Interessante que na nossa era os esportes de competição, depois transformados em profissionais, foram incentivados principalmente nas universidades britânicas, a seguir nos EUA. Na segunda metade do século XIX foi uma avalanche de novas competições, ainda maior no início do Século XX. Por que se tornou tão importante ocupar o tempo dos jovens alunos nos períodos que estavam fora das salas de aulas? Começou como uma prática voltada para os que seriam os formadores de opiniões, depois disseminada para as classes baixas, primeiro como meros torcedores... Marx errou o frasco que rotulou como ópio, escolheu o que na maior parte da Europa já estava com a validade vencida.
Rebolla, muitos filmes já bateram na tecla de que em breve as lutas irão até a morte. E os UFC's da vida são uma prova de que o sistema consente com qualquer bestialidade, desde que o circo mantenha a plebe dócil e seja bastante lucrativo.

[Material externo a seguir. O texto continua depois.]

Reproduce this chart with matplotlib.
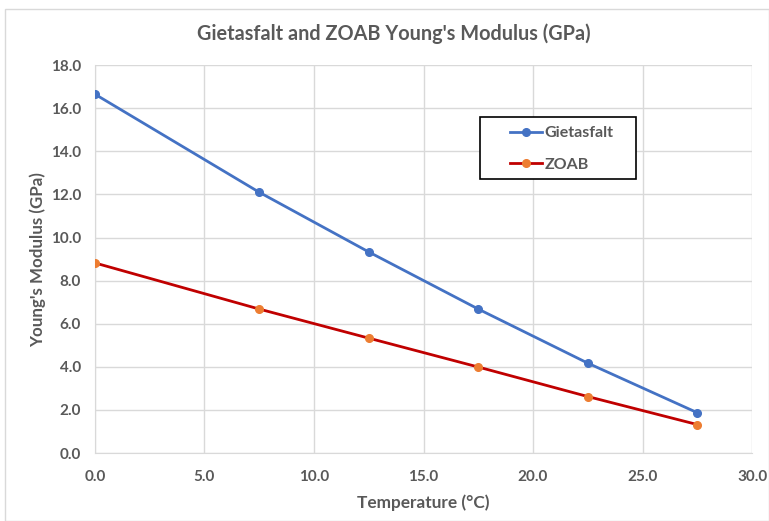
import matplotlib.pyplot as plt
from matplotlib.patches import Rectangle

temps = [0.0, 7.5, 12.5, 17.5, 22.5, 27.5]
gietasfalt = [16.65, 12.1, 9.33, 6.68, 4.17, 1.87]
zoab = [8.82, 6.68, 5.33, 3.99, 2.62, 1.32]

plt.rcParams['font.family'] = ['Lato', 'DejaVu Sans']
grey = '#595959'

fig = plt.figure(figsize=(7.69, 5.21), dpi=100)
fig.patches.append(Rectangle((0.007, 0.0), 0.993, 0.983, transform=fig.transFigure,
                             fill=False, edgecolor='#d9d9d9', linewidth=1))
ax = fig.add_axes([0.1235, 0.1305, 0.8545, 0.7445])

ax.plot(temps, gietasfalt, color='#4472C4', linewidth=2, marker='o', markersize=5.5,
        markerfacecolor='#4472C4', markeredgecolor='#4472C4', label='Gietasfalt', zorder=3)
ax.plot(temps, zoab, color='#C00000', linewidth=2, marker='o', markersize=5.5,
        markerfacecolor='#ED7D31', markeredgecolor='#ED7D31', label='ZOAB', zorder=3)

ax.set_xlim(0, 30)
ax.set_ylim(0, 18)
ax.set_xticks([0, 5, 10, 15, 20, 25, 30])
ax.set_yticks(range(0, 19, 2))
ax.set_xticklabels([f'{v:.1f}' for v in ax.get_xticks()], fontweight='bold', color=grey, fontsize=11)
ax.set_yticklabels([f'{v:.1f}' for v in ax.get_yticks()], fontweight='bold', color=grey, fontsize=11)
ax.grid(True, color='#d9d9d9', linewidth=1)
ax.set_axisbelow(True)
ax.tick_params(axis='x', length=0, pad=12)
ax.tick_params(axis='y', length=0, pad=10)
for s in ['top', 'right']:
    ax.spines[s].set_visible(False)
for s in ['left', 'bottom']:
    ax.spines[s].set_color('#d9d9d9')

fig.text(0.512, 0.935, "Gietasfalt and ZOAB Young's Modulus (GPa)", fontsize=14.3,
         fontweight='bold', color=grey, ha='center', va='center')
ax.set_xlabel('Temperature (°C)', fontsize=12.4, fontweight='bold', color=grey, labelpad=8)
ax.set_ylabel("Young's Modulus (GPa)", fontsize=12.2, fontweight='bold', color=grey, labelpad=3)

# legend box drawn separately, entries placed inside it
ax.add_patch(Rectangle((0.586, 0.706), 0.2374, 0.160, transform=ax.transAxes,
                       fill=True, facecolor='white', edgecolor='black', linewidth=1.2, zorder=4))
leg = ax.legend(loc='upper left', bbox_to_anchor=(0.632, 0.843), frameon=False,
                fontsize=11.5, handlelength=2.0, labelspacing=1.1,
                borderpad=0, handletextpad=0.15, borderaxespad=0)
leg.set_zorder(5)
for t in leg.get_texts():
    t.set_color(grey)
    t.set_fontweight('bold')

fig.savefig('out.png', dpi=100)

Eu, como bom enxadrista, prezava mais os pilotos que ganhavam as corridas com inteligência do que os arrojados. Ademais, aqueles gritos histéricos do Galvão Bueno na linha de chegada, AIRTON SENNA DO BRASIL!, faziam qualquer um pegar bronca do sacudidor de bandeiras. No que o fato de ser brasileiro alterou a forma de ele correr? Em nada! Então, qual o sentido de tal orgasmo patrioteiro?!
Nas universidades BRITÂNICAS? Então, vai ver que foi para dar aos jovens dândis algo diferente para fazerem, ao invés de passarem o tempo paquerando os colegas do mesmo sexo... Aliás, um filme interessante nesta linha é o MEMÓRIAS DE UM ESPIÃO, (d. Marek Kanievska, 1984), mostrando os eventos da juventude que levaram Guy Burgess, um dos "cinco de Cambridge", a mais tarde espionar para a URSS.